- Born: Darren Lee Bennett 14 February 1977 (age 49) Sheffield, South Yorkshire, England
- Occupation: Dancer
- Spouse: Lilia Kopylova (1999–present)

= Darren Bennett (dancer) =

English professional dancer

Darren Lee Bennett (born 14 February 1977) is an English professional dancer. With his wife Lilia Kopylova he has a successful career in professional Latin dancing, competing nationally and internationally. Darren's favourite dances are the Samba and the Foxtrot. They teach private lessons in their own studio at Sheffield, England.
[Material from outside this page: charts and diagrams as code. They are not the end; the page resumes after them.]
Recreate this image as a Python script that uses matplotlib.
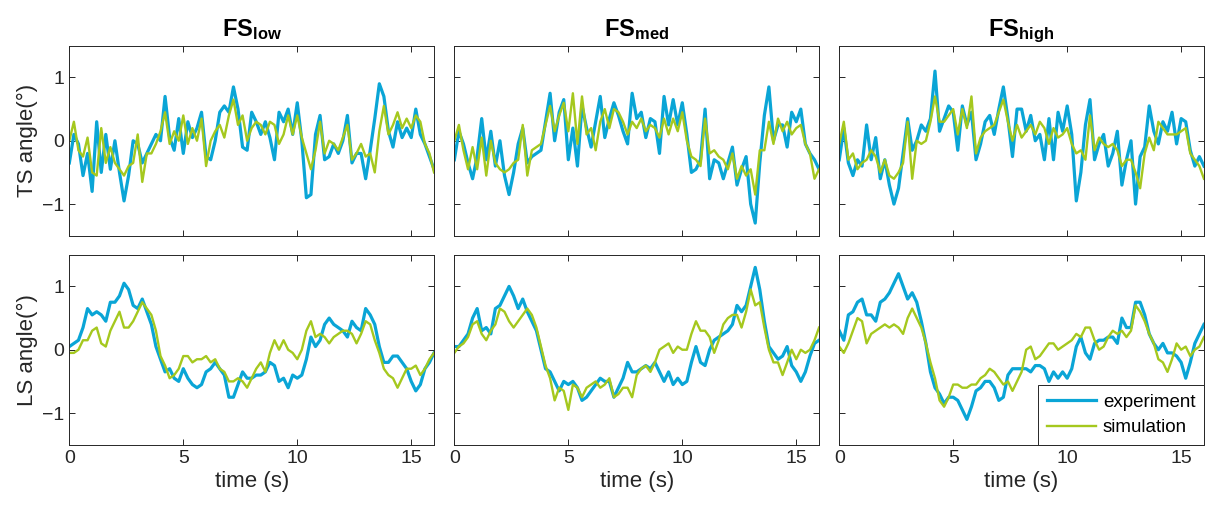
import numpy as np
import matplotlib
matplotlib.use('Agg')
import matplotlib.pyplot as plt

plt.rcParams['font.family'] = 'Liberation Sans'
plt.rcParams['mathtext.fontset'] = 'custom'
plt.rcParams['mathtext.rm'] = 'Liberation Sans'
plt.rcParams['mathtext.bf'] = 'Liberation Sans:bold'

# time grid, 0.2 s
t = np.linspace(0, 16, 81)

# TS angle, one row of 5 values = 1 s
ts_low_exp = [-0.35, 0.10, -0.05, -0.55, -0.20,
              -0.80, 0.30, -0.50, 0.10, -0.45,
              0.00, -0.50, -0.95, -0.55, 0.00,
              -0.05, -0.35, -0.20, -0.05, 0.10,
              0.00, 0.70, 0.05, -0.15, 0.35,
              -0.20, 0.30, 0.05, 0.20, 0.45,
              -0.25, -0.30, 0.00, 0.45, 0.55,
              0.45, 0.85, 0.50, -0.10, -0.15,
              0.45, 0.30, 0.10, 0.30, 0.05,
              -0.30, 0.45, 0.30, 0.50, 0.10,
              0.60, 0.00, -0.90, -0.85, 0.10,
              0.40, -0.30, -0.25, -0.05, -0.20,
              0.00, 0.40, -0.35, -0.20, -0.20,
              -0.60, -0.15, 0.35, 0.90, 0.70,
              0.15, -0.10, 0.30, 0.05, 0.20,
              0.05, 0.50, 0.10, -0.05, -0.25,
              -0.45]
ts_low_sim = [0.00, 0.30, -0.15, -0.25, 0.05,
              -0.50, -0.55, 0.20, -0.35, -0.10,
              -0.35, -0.45, -0.55, -0.40, -0.35,
              0.10, -0.65, -0.20, -0.20, -0.05,
              0.15, 0.45, -0.05, 0.15, 0.00,
              0.40, -0.05, 0.20, 0.00, 0.35,
              -0.40, 0.00, 0.15, 0.25, 0.05,
              0.40, 0.65, 0.25, 0.40, 0.00,
              0.20, 0.30, 0.25, 0.10, 0.30,
              0.25, -0.05, 0.10, 0.40, 0.10,
              0.40, 0.05, -0.20, -0.45, -0.15,
              0.30, -0.20, 0.00, -0.05, -0.15,
              0.05, 0.25, -0.30, -0.20, -0.05,
              -0.25, -0.20, -0.50, 0.15, 0.55,
              0.10, 0.25, 0.45, 0.20, 0.35,
              0.20, 0.40, 0.30, -0.05, -0.20,
              -0.50]
ts_med_exp = [-0.30, 0.15, -0.05, -0.35, -0.60,
              -0.25, 0.35, -0.30, 0.15, -0.40,
              0.00, -0.55, -0.85, -0.50, -0.05,
              0.20, -0.35, -0.25, -0.20, -0.15,
              0.30, 0.75, 0.00, 0.45, 0.65,
              -0.30, 0.20, -0.40, 0.55, 0.20,
              -0.10, 0.30, 0.70, 0.05, 0.35,
              0.60, 0.40, 0.15, -0.05, 0.75,
              0.35, 0.45, 0.05, 0.35, 0.30,
              -0.20, 0.70, 0.25, 0.65, 0.25,
              0.60, 0.10, -0.50, -0.45, -0.30,
              0.50, -0.60, -0.30, -0.35, -0.60,
              -0.35, -0.10, -0.70, -0.45, -0.25,
              -1.00, -1.30, -0.35, 0.40, 0.85,
              0.00, 0.25, 0.25, -0.10, 0.45,
              0.30, 0.50, -0.05, -0.20, -0.30,
              -0.45]
ts_med_sim = [0.00, 0.25, -0.15, -0.45, -0.10,
              -0.45, 0.05, -0.55, 0.00, -0.35,
              -0.45, -0.50, -0.45, -0.35, -0.30,
              0.25, -0.55, -0.15, -0.10, -0.05,
              0.25, 0.55, 0.15, 0.40, 0.60,
              0.15, 0.75, -0.05, 0.70, 0.10,
              0.20, -0.15, 0.30, 0.50, 0.20,
              0.50, 0.45, 0.30, 0.10, 0.30,
              0.20, 0.35, 0.15, 0.25, 0.20,
              0.05, 0.35, 0.10, 0.35, 0.15,
              0.45, 0.00, -0.25, -0.30, -0.40,
              0.35, -0.20, -0.15, -0.25, -0.30,
              -0.45, -0.20, -0.60, -0.40, -0.55,
              -0.45, -0.85, -0.15, -0.15, 0.30,
              -0.05, 0.35, 0.15, 0.30, 0.10,
              0.20, 0.25, -0.05, -0.20, -0.60,
              -0.45]
ts_high_exp = [-0.30, 0.20, -0.35, -0.55, -0.30,
               -0.40, 0.25, -0.30, 0.05, -0.60,
               -0.30, -0.70, -1.00, -0.75, -0.20,
               0.35, -0.15, 0.00, 0.25, 0.15,
               0.35, 1.10, 0.15, 0.35, 0.55,
               0.45, -0.15, 0.55, 0.25, 0.45,
               -0.30, -0.05, 0.30, 0.40, 0.10,
               0.50, 0.85, 0.35, -0.25, 0.50,
               0.50, 0.15, 0.40, 0.00, 0.10,
               -0.30, 0.35, -0.30, 0.45, 0.15,
               0.55, 0.10, -0.95, -0.50, 0.25,
               0.65, -0.30, -0.05, 0.10, -0.40,
               -0.20, 0.15, -0.70, -0.30, 0.00,
               -1.00, -0.25, -0.10, 0.55, 0.15,
               -0.05, 0.30, 0.15, 0.45, -0.05,
               0.35, 0.30, -0.15, -0.40, -0.25,
               -0.40]
ts_high_sim = [-0.05, 0.30, -0.30, -0.20, -0.45,
               -0.35, -0.30, -0.15, -0.25, -0.50,
               -0.30, -0.55, -0.60, -0.50, -0.35,
               0.30, -0.60, 0.00, -0.05, 0.00,
               0.30, 0.70, 0.30, 0.30, 0.40,
               0.50, 0.10, 0.50, 0.20, 0.70,
               -0.20, 0.05, 0.15, 0.20, 0.25,
               0.45, 0.65, 0.30, 0.00, 0.25,
               0.05, 0.15, 0.25, 0.10, 0.30,
               0.20, -0.05, 0.20, 0.05, 0.10,
               0.20, -0.05, -0.20, -0.15, -0.30,
               0.40, -0.15, 0.05, -0.05, -0.10,
               -0.05, -0.15, -0.40, -0.30, -0.30,
               -0.50, -0.75, -0.20, 0.05, -0.15,
               0.30, 0.20, 0.10, 0.10, 0.10,
               0.15, 0.20, -0.20, -0.30, -0.40,
               -0.60]

# LS angle
ls_low_exp = [0.05, 0.10, 0.15, 0.35, 0.65,
              0.55, 0.60, 0.55, 0.45, 0.75,
              0.75, 0.85, 1.05, 0.95, 0.70,
              0.65, 0.80, 0.60, 0.40, 0.05,
              -0.15, -0.35, -0.30, -0.45, -0.50,
              -0.30, -0.45, -0.55, -0.60, -0.55,
              -0.35, -0.30, -0.20, -0.30, -0.40,
              -0.75, -0.75, -0.55, -0.35, -0.45,
              -0.45, -0.40, -0.40, -0.35, -0.20,
              -0.25, -0.50, -0.45, -0.60, -0.40,
              -0.45, -0.40, -0.15, 0.20, 0.05,
              0.15, 0.40, 0.50, 0.40, 0.35,
              0.30, 0.20, 0.45, 0.35, 0.30,
              0.65, 0.55, 0.40, 0.05, -0.20,
              -0.20, -0.10, -0.10, -0.20, -0.30,
              -0.50, -0.65, -0.55, -0.30, -0.20,
              -0.05]
ls_low_sim = [-0.05, -0.05, 0.00, 0.15, 0.15,
              0.30, 0.35, 0.10, 0.05, 0.30,
              0.45, 0.60, 0.35, 0.35, 0.45,
              0.60, 0.75, 0.65, 0.55, 0.30,
              -0.10, -0.25, -0.45, -0.40, -0.30,
              -0.10, -0.10, -0.20, -0.15, -0.15,
              -0.10, -0.20, -0.15, -0.30, -0.35,
              -0.50, -0.50, -0.45, -0.50, -0.60,
              -0.45, -0.30, -0.20, -0.35, -0.05,
              0.15, 0.00, 0.15, 0.00, -0.05,
              -0.15, 0.00, 0.30, 0.45, 0.20,
              0.25, 0.20, 0.10, 0.20, 0.25,
              0.30, 0.30, 0.25, 0.10, 0.25,
              0.45, 0.40, 0.15, -0.05, -0.30,
              -0.40, -0.45, -0.60, -0.45, -0.30,
              -0.30, -0.25, -0.40, -0.30, -0.15,
              -0.05]
ls_med_exp = [0.05, 0.05, 0.15, 0.25, 0.50,
              0.65, 0.30, 0.35, 0.25, 0.65,
              0.70, 0.85, 1.00, 0.85, 0.65,
              0.80, 0.60, 0.45, 0.30, 0.00,
              -0.30, -0.35, -0.50, -0.65, -0.50,
              -0.55, -0.50, -0.60, -0.80, -0.75,
              -0.65, -0.55, -0.45, -0.50, -0.50,
              -0.75, -0.60, -0.45, -0.20, -0.35,
              -0.35, -0.30, -0.25, -0.30, -0.20,
              -0.35, -0.50, -0.35, -0.55, -0.45,
              -0.55, -0.50, -0.20, 0.05, -0.20,
              -0.25, 0.00, 0.15, 0.20, 0.25,
              0.30, 0.40, 0.70, 0.60, 0.70,
              1.00, 1.30, 0.95, 0.45, 0.05,
              -0.05, -0.15, -0.10, 0.05, -0.25,
              -0.35, -0.50, -0.35, -0.10, 0.10,
              0.15]
ls_med_sim = [-0.05, 0.05, 0.10, 0.20, 0.40,
              0.45, 0.25, 0.15, 0.30, 0.40,
              0.65, 0.60, 0.45, 0.35, 0.45,
              0.55, 0.65, 0.55, 0.35, 0.05,
              -0.25, -0.45, -0.80, -0.60, -0.65,
              -0.95, -0.55, -0.60, -0.75, -0.60,
              -0.55, -0.50, -0.60, -0.55, -0.45,
              -0.75, -0.70, -0.60, -0.60, -0.75,
              -0.40, -0.30, -0.25, -0.35, -0.20,
              0.00, 0.05, 0.10, -0.05, 0.05,
              0.00, 0.00, 0.25, 0.45, 0.30,
              0.30, 0.20, -0.05, 0.15, 0.40,
              0.50, 0.55, 0.55, 0.35, 0.60,
              0.95, 0.70, 0.75, 0.35, 0.00,
              -0.20, -0.20, -0.40, -0.20, 0.00,
              -0.15, 0.00, -0.05, 0.00, 0.15,
              0.35]
ls_high_exp = [0.30, 0.15, 0.55, 0.60, 0.75,
               0.80, 0.55, 0.55, 0.45, 0.75,
               0.80, 0.90, 1.05, 1.20, 1.00,
               0.80, 0.90, 0.75, 0.45, 0.10,
               -0.35, -0.60, -0.70, -0.85, -0.75,
               -0.75, -0.80, -0.95, -1.10, -0.90,
               -0.65, -0.60, -0.50, -0.50, -0.60,
               -0.80, -0.75, -0.40, -0.30, -0.30,
               -0.30, -0.30, -0.35, -0.25, -0.25,
               -0.30, -0.50, -0.35, -0.45, -0.35,
               -0.45, -0.30, 0.05, 0.20, -0.05,
               -0.15, 0.10, 0.15, 0.15, 0.20,
               0.20, 0.10, 0.50, 0.35, 0.35,
               0.75, 0.75, 0.55, 0.25, 0.10,
               0.00, 0.10, -0.05, -0.05, -0.10,
               -0.20, -0.45, -0.20, 0.10, 0.25,
               0.40]
ls_high_sim = [0.05, -0.05, 0.10, 0.30, 0.50,
               0.45, 0.10, 0.25, 0.30, 0.35,
               0.40, 0.35, 0.40, 0.35, 0.25,
               0.50, 0.65, 0.50, 0.35, 0.10,
               -0.20, -0.45, -0.80, -0.90, -0.75,
               -0.55, -0.55, -0.60, -0.60, -0.55,
               -0.55, -0.45, -0.40, -0.30, -0.35,
               -0.45, -0.55, -0.50, -0.65, -0.50,
               -0.35, 0.00, 0.05, -0.15, -0.10,
               0.00, 0.10, 0.10, 0.00, 0.05,
               0.10, 0.15, 0.25, 0.20, 0.35,
               0.35, 0.15, 0.00, 0.05, 0.20,
               0.30, 0.25, 0.30, 0.20, 0.30,
               0.70, 0.60, 0.45, 0.25, 0.10,
               -0.15, -0.20, -0.35, -0.15, 0.10,
               0.00, 0.05, -0.10, 0.00, 0.05,
               0.20]

titles = [r'$\mathbf{FS_{low}}$', r'$\mathbf{FS_{med}}$', r'$\mathbf{FS_{high}}$']
ylabels = ['TS angle(°)', 'LS angle(°)']
exp_data = [[ts_low_exp, ts_med_exp, ts_high_exp],
            [ls_low_exp, ls_med_exp, ls_high_exp]]
sim_data = [[ts_low_sim, ts_med_sim, ts_high_sim],
            [ls_low_sim, ls_med_sim, ls_high_sim]]

c_exp = '#0AA5D6'
c_sim = '#A5C81E'
dark = '#262626'

fig = plt.figure(figsize=(12.1, 5.17), dpi=100)
lefts = [0.0573, 0.3755, 0.6936]
bottoms = [0.544, 0.1398]
w, h = 0.3014, 0.3675

for r in range(2):
    for c in range(3):
        ax = fig.add_axes([lefts[c], bottoms[r], w, h])
        ax.plot(t, exp_data[r][c], color=c_exp, lw=2.3, label='experiment')
        ax.plot(t, sim_data[r][c], color=c_sim, lw=1.7, label='simulation')
        ax.set_xlim(0, 16)
        ax.set_ylim(-1.5, 1.5)
        ax.set_xticks([0, 5, 10, 15])
        ax.set_yticks([-1, 0, 1])
        ax.tick_params(direction='in', top=True, right=True, length=4,
                       width=0.7, colors=dark, labelsize=14)
        for s in ax.spines.values():
            s.set_color(dark)
            s.set_linewidth(0.7)
        if r == 0:
            ax.set_xticklabels([])
            ax.set_title(titles[c], fontsize=17, pad=7)
        else:
            ax.set_xlabel('time (s)', fontsize=16, color=dark, labelpad=3)
        if c == 0:
            ax.set_ylabel(ylabels[r], fontsize=16, color=dark, labelpad=3)
        else:
            ax.set_yticklabels([])
        if r == 1 and c == 2:
            leg = ax.legend(loc='lower right', borderaxespad=0, fontsize=13.5,
                            fancybox=False, handlelength=2.6, framealpha=1,
                            borderpad=0.45, labelspacing=0.45, handletextpad=0.4)
            leg.get_frame().set_edgecolor(dark)
            leg.get_frame().set_linewidth(0.7)

fig.savefig('out.png', dpi=100)
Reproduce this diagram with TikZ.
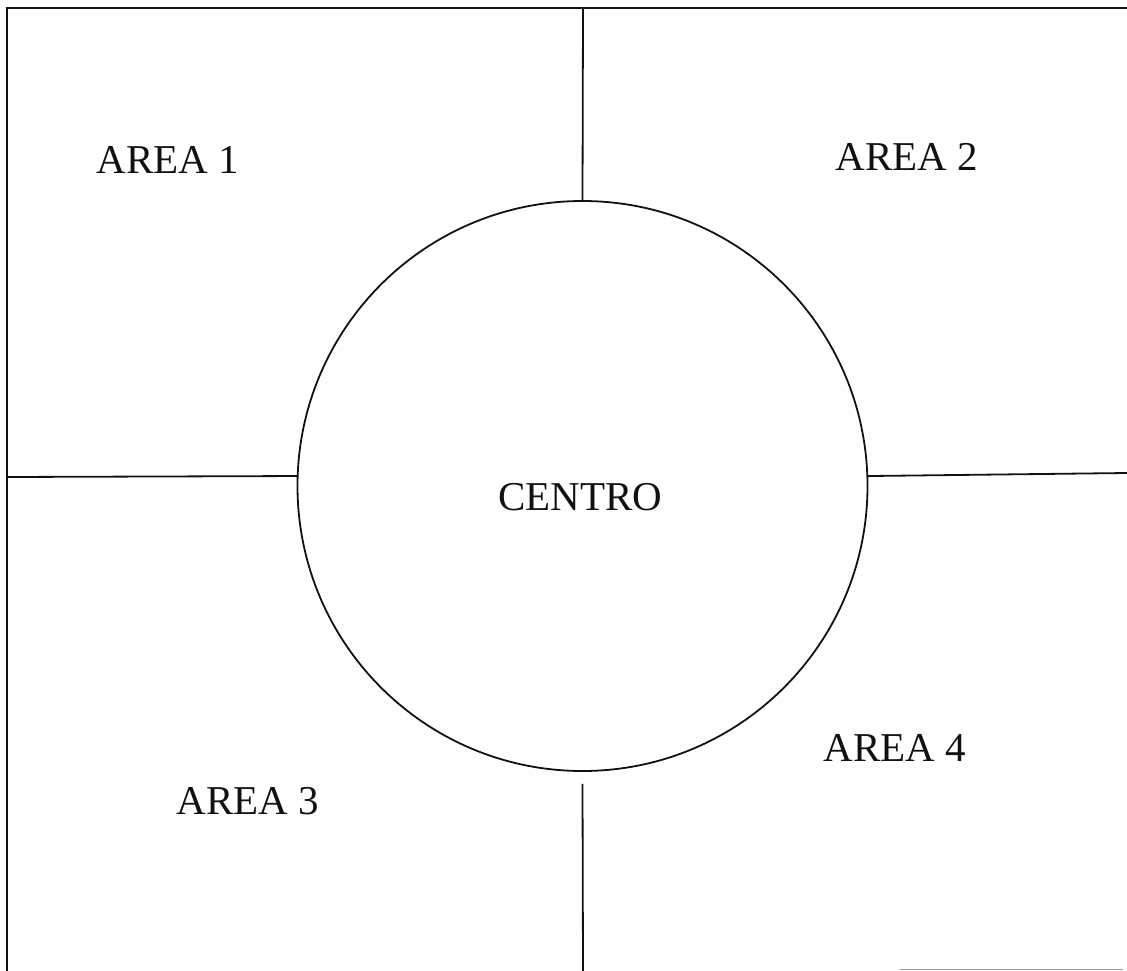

Bennett was born in Sheffield. He first met Kopylova after his twin brother Dale, also a dancer, introduced them. In November 2005 Bennett and Kopylova won the British Championships for Professional Latin, coming first in all five dances. In November 2006 they successfully defended this title against a challenge from Olga Rodionova and Paul Richardson, who had been competing for the USA but had recently registered as a British couple. Bennett and Kopylova triumphed winning all five dances to retain the title.

In February 2008, Bennett and Kopylova were winners of the Carl Alan Award for Ballroom, Latin and Sequence (performers)- a prestigious title described by the IDTA as 'the Oscars of the world of dance'.

The couple starred in a West End dance show, Latin Fever, which they choreographed themselves, as well as choosing the music and costumes to reflect the mood of each Latin dance.

Bennett is a consultant creative producer for the Dancing with the Stars (Irish Edition) TV show working alongside his wife and choreographer Lilia Kopylova.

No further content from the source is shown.